Microsoft itself acknowledges this shift. In a post-patch blog, the company hinted at new “AI security controls” coming to Microsoft 365 later this year, including enhanced data boundary policies and tenant isolation for AI workloads. While details remain scarce, the CVE-2025-53774 incident likely accelerated those timelines.
Actionable Takeaways for Windows Enthusiasts and IT Pros
For readers managing Windows and Microsoft 365 environments, the path forward is clear:
- Apply the patch immediately once it appears in your update channel. Check the Message Center for relevant MC postings.
- Review your Copilot settings in the Microsoft 365 admin center under Settings > Org settings > Copilot.
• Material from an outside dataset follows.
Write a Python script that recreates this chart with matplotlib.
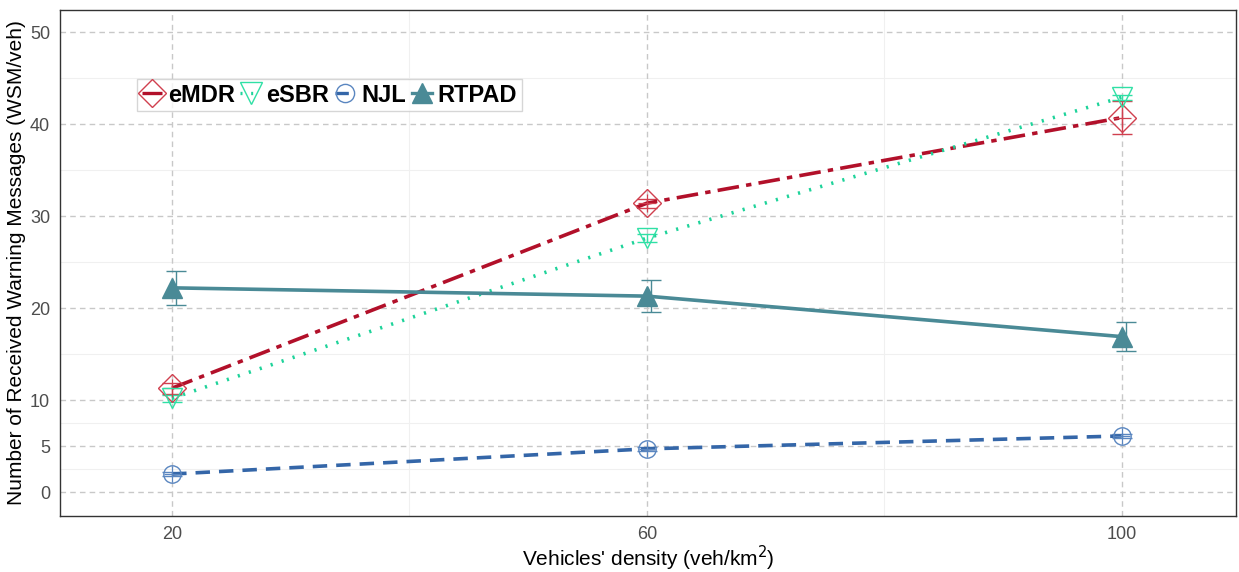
import matplotlib
matplotlib.use("Agg")
import matplotlib.pyplot as plt
from matplotlib.lines import Line2D

plt.rcParams["font.family"] = ["Liberation Sans", "DejaVu Sans"]

density = [20, 60, 100]
series = ["eMDR", "eSBR", "NJL", "RTPAD"]
emdr = [11.3, 31.4, 40.7]
emdr_err = [0.6, 0.5, 1.8]
esbr = [10.2, 27.6, 42.9]
esbr_err = [0.4, 0.4, 0.3]
njl = [1.96, 4.7, 6.1]
njl_err = [0.2, 0.2, 0.2]
rtpad = [22.2, 21.3, 16.9]
rtpad_err = [1.85, 1.7, 1.6]

values = [emdr, esbr, njl, rtpad]
errors = [emdr_err, esbr_err, njl_err, rtpad_err]
line_colors = ["#B2102A", "#1ED39A", "#3466A8", "#4A8A96"]
marker_colors = ["#D0404F", "#2FE0A5", "#5A86C0", "#4A8A96"]
linestyles = [(0, (6, 2, 1.5, 2)), (0, (0.6, 2.6)), (0, (4, 2.5)), "-"]
markers = ["D", "v", "o", "^"]
fills = ["none", "none", "none", "full"]
msizes = [14, 15, 12.5, 14]
dodge = [0.0, 0.0, 0.0, 0.35]

fig = plt.figure(figsize=(12.39, 5.72), dpi=100)
ax = fig.add_axes([0.0484, 0.0979, 0.9492, 0.8846])

ax.set_xlim(10.55, 109.65)
ax.set_ylim(-2.6, 52.4)

for xm in [40, 80]:
    ax.axvline(xm, color="#F0F0F0", lw=0.8, zorder=0)
for ym in [2.5, 7.5, 15, 25, 35, 45]:
    ax.axhline(ym, color="#F0F0F0", lw=0.8, zorder=0)
for xm in density:
    ax.axvline(xm, color="#C8C8C8", lw=1.0, ls=(0, (4, 3)), zorder=0)
for ym in [0, 5, 10, 20, 30, 40, 50]:
    ax.axhline(ym, color="#C8C8C8", lw=1.0, ls=(0, (4, 3)), zorder=0)

handles = []
for i, name in enumerate(series):
    xs = [x + dodge[i] for x in density]
    ax.errorbar(xs, values[i], yerr=errors[i], fmt="none",
                ecolor=marker_colors[i], elinewidth=1.0, capsize=7,
                capthick=1.0, zorder=2)
    ax.plot(density, values[i], color=line_colors[i], lw=2.6,
            ls=linestyles[i], zorder=3)
    mfc = "none" if fills[i] == "none" else marker_colors[i]
    ax.plot(density, values[i], ls="none", marker=markers[i],
            ms=msizes[i], mfc=mfc, mec=marker_colors[i], mew=1.0, zorder=4)
    if markers[i] in ("D", "o"):
        ax.plot(density, values[i], ls="none", marker="+",
                ms=msizes[i] * 0.95, mec=marker_colors[i], mew=0.9, zorder=4)
    h = Line2D([0], [0], color=line_colors[i], lw=2.4, ls=linestyles[i],
               marker=markers[i], ms=msizes[i] * 1.05, mfc=mfc,
               mec=marker_colors[i], mew=1.0)
    handles.append(h)

ax.set_xticks(density)
ax.set_xticklabels([str(d) for d in density])
ax.set_yticks([0, 5, 10, 20, 30, 40, 50])
ax.tick_params(axis="both", labelsize=13, labelcolor="#4D4D4D",
               length=0, pad=7)
for s in ax.spines.values():
    s.set_color("#333333")
    s.set_linewidth(1.0)

ax.set_xlabel("Vehicles' density (veh/km$^2$)", fontsize=15, labelpad=1)
ax.set_ylabel("Number of Received Warning Messages (WSM/veh)", fontsize=15,
              labelpad=3)

leg = ax.legend(handles, series, loc="upper left", ncol=4,
                bbox_to_anchor=(0.0655, 0.864), frameon=True,
                prop={"weight": "bold", "size": 17},
                handlelength=0.85, handletextpad=0.25, columnspacing=0.25,
                borderpad=0.2, borderaxespad=0.0, fancybox=False)
leg.get_frame().set_edgecolor("#CCCCCC")
leg.get_frame().set_linewidth(1.0)

fig.savefig("out.png", dpi=100)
Toggle off “Allow Copilot to access data from all sources” if not absolutely necessary.
- Test in a sandbox environment to ensure the patch doesn’t break critical integrations before deploying fleetwide.
- Educate end-users: While this vulnerability doesn’t require user action, employees should still be made aware of what BizChat can access and how to report unexpected data visibility.
Above all, recognize that CVE-2025-53774 is a symptom of a broader challenge. The tools that make us more productive can also make us more vulnerable. The key is not to reject AI, but to insist that it ships with the same security rigor we demand from any other enterprise service.
Microsoft has demonstrated responsible disclosure and provided practical mitigations. Now it’s up to organizations to meet them halfway.